**WHAT YOU HAVE TO DO**
Only the span from the line containing "Generate a Python" down to the line containing "import matplotlib.pyplot as plt" is to be printed, exactly and inclusively, with pictures omitted.

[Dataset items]

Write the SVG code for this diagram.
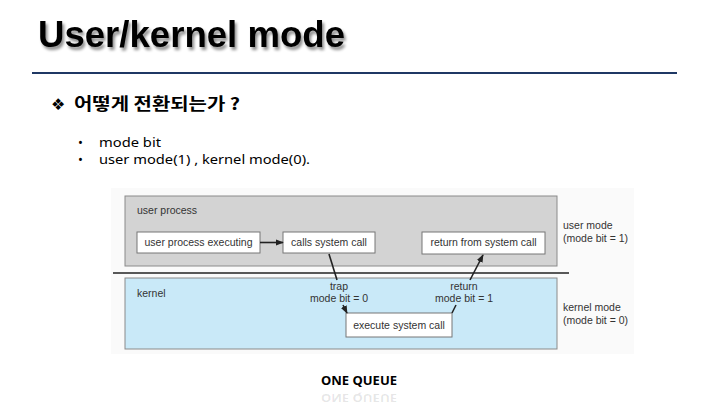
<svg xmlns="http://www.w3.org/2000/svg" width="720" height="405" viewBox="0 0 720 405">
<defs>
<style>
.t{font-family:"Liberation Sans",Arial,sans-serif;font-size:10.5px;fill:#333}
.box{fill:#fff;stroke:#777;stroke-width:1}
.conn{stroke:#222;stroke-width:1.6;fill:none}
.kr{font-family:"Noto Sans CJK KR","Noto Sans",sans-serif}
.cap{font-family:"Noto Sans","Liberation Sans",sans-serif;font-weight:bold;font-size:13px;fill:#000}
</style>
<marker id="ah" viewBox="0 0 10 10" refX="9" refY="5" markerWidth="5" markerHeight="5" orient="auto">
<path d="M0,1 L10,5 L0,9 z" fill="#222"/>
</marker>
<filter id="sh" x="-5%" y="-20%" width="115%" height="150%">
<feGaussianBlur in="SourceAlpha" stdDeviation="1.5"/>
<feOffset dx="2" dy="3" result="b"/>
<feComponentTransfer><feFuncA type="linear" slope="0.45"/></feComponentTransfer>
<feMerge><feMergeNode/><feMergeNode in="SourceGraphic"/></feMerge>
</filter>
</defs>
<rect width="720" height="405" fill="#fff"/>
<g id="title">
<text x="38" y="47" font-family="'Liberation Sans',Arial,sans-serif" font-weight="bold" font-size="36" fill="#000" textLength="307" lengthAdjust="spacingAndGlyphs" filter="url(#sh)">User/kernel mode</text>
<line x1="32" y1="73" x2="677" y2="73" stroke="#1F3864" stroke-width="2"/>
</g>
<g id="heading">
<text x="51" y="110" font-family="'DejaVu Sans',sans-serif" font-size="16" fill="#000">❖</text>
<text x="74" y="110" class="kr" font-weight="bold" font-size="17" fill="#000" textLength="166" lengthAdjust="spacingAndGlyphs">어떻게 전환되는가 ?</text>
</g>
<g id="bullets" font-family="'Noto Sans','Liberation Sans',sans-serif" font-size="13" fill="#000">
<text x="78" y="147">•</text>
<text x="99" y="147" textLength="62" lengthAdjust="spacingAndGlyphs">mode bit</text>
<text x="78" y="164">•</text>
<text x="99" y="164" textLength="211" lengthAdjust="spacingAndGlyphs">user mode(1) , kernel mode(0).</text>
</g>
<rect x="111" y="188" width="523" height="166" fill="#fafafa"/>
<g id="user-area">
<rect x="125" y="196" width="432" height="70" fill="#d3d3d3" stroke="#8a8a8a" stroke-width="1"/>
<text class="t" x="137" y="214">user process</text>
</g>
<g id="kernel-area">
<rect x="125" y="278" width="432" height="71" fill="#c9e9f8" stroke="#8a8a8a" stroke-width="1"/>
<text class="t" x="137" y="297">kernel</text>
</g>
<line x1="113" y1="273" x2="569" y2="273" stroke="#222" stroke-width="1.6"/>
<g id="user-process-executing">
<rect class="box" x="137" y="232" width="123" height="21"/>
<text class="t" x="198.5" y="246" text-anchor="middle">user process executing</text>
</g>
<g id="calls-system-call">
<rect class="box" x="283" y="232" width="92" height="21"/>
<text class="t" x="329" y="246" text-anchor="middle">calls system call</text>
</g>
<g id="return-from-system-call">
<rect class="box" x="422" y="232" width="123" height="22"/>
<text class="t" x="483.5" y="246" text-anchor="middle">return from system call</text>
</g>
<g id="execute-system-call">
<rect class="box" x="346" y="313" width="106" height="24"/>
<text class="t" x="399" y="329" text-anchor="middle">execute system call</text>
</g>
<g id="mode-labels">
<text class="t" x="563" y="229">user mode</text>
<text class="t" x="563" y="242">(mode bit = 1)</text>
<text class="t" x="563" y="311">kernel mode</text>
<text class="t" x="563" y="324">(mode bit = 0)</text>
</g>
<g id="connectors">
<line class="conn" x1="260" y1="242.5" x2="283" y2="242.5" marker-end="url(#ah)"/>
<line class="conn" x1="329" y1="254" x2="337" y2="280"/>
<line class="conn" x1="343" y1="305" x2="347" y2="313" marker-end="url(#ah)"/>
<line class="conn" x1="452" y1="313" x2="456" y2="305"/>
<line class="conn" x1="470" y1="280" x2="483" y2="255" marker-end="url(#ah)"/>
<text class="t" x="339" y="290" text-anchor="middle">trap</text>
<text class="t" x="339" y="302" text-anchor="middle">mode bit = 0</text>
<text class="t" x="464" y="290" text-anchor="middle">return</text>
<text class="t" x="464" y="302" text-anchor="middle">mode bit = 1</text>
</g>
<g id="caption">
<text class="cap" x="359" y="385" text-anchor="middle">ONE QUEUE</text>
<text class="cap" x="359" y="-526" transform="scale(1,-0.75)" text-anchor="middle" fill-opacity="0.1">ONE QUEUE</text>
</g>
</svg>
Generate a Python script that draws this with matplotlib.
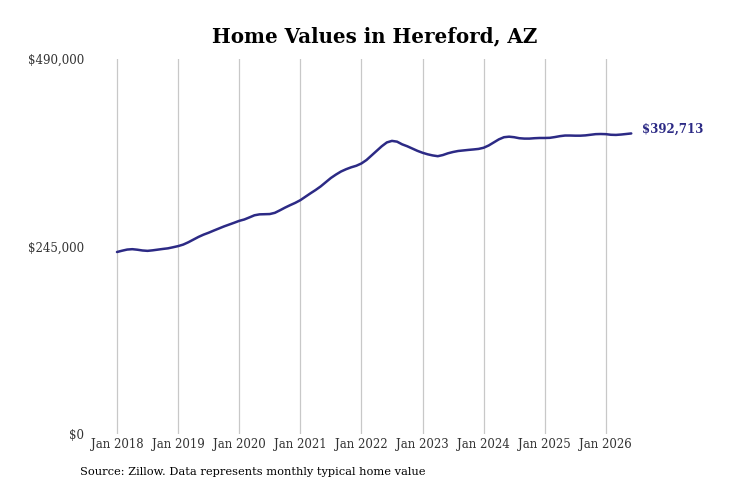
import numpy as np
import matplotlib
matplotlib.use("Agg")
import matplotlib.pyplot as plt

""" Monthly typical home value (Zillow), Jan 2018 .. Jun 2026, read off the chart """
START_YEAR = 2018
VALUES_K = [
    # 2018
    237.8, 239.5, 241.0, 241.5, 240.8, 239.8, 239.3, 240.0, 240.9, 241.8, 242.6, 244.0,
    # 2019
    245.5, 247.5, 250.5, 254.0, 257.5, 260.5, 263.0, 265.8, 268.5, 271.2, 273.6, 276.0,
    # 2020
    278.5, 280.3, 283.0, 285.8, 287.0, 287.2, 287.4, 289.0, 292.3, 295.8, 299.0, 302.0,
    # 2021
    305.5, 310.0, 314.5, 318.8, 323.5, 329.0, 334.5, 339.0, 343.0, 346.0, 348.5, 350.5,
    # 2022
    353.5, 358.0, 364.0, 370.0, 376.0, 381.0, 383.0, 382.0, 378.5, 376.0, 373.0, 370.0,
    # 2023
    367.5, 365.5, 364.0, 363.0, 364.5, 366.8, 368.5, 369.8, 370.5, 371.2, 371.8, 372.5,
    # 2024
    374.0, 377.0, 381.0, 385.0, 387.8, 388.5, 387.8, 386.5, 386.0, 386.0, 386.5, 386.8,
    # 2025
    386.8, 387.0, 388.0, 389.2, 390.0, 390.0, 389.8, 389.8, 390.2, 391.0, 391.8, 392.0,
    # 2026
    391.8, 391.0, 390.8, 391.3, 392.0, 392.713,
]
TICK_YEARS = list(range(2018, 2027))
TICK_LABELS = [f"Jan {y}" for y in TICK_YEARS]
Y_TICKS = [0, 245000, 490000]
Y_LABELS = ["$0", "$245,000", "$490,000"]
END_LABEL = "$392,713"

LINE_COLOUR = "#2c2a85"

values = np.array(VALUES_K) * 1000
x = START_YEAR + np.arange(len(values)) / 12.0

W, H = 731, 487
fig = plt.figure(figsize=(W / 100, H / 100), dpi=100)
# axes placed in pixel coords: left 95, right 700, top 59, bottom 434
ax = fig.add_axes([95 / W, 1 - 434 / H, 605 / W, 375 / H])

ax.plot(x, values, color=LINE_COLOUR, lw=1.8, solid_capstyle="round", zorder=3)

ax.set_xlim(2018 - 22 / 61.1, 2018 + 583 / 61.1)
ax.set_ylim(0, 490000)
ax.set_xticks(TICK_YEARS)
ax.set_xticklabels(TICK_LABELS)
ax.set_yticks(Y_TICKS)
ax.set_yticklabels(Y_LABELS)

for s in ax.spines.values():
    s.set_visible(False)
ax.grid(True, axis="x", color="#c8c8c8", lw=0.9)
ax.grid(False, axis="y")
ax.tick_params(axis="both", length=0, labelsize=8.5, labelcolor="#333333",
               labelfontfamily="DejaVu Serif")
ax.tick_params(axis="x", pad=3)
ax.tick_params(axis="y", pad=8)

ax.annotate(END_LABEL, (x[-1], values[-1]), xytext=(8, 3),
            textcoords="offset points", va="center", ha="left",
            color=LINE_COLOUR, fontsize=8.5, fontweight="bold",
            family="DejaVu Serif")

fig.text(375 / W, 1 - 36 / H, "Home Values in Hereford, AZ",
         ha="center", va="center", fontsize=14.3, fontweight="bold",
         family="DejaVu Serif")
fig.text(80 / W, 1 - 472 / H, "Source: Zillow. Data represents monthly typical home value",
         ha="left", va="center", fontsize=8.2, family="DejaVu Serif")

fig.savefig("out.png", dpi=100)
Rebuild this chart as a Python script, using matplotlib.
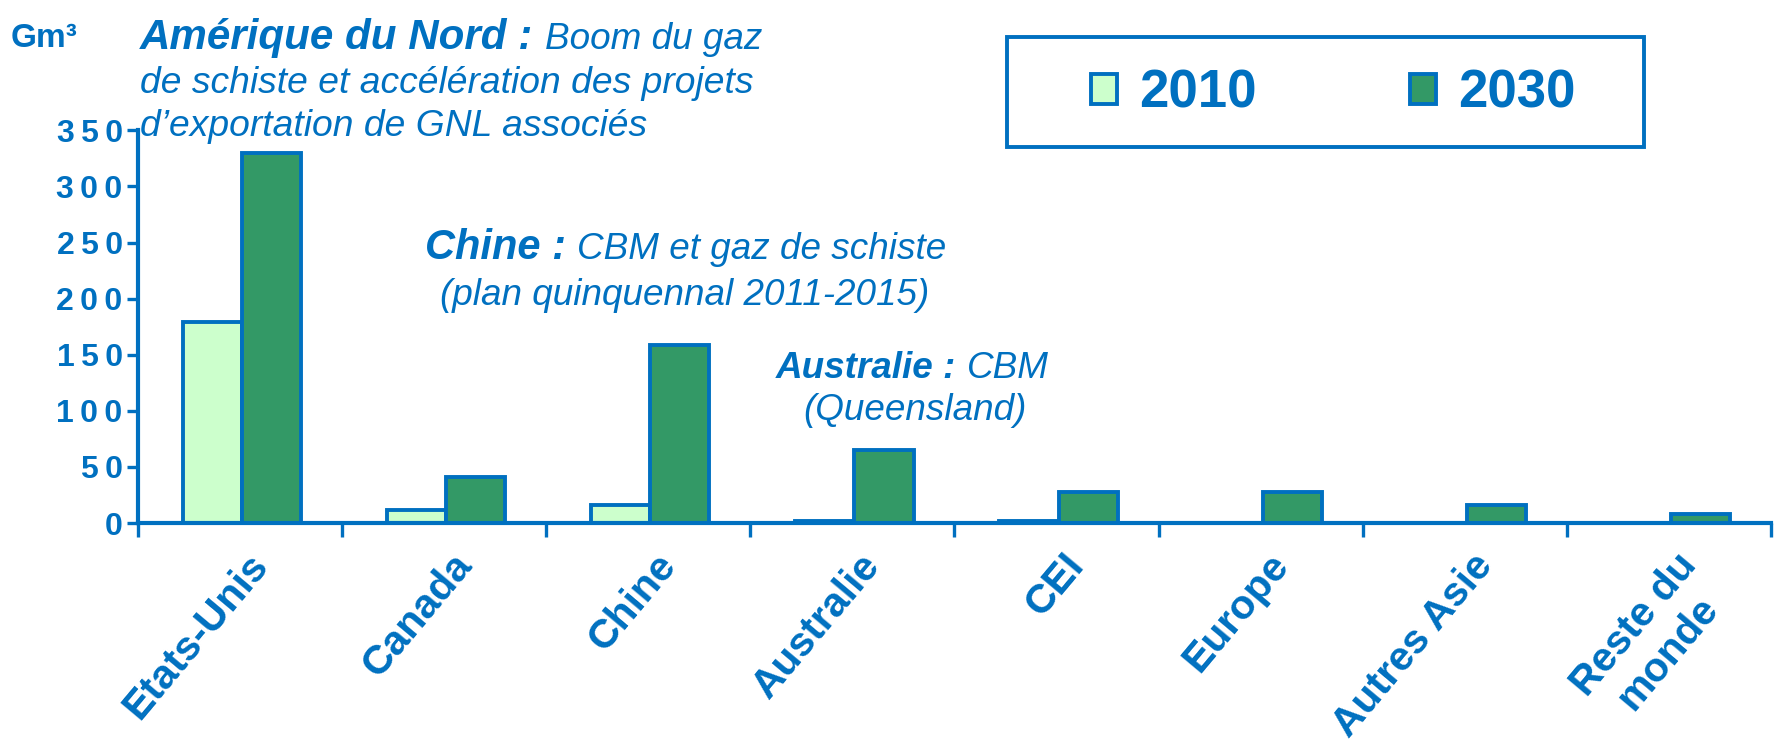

**RESPONSE**
Generate a Python script that draws this with matplotlib.
import numpy as np
import matplotlib
matplotlib.use("Agg")
import matplotlib.pyplot as plt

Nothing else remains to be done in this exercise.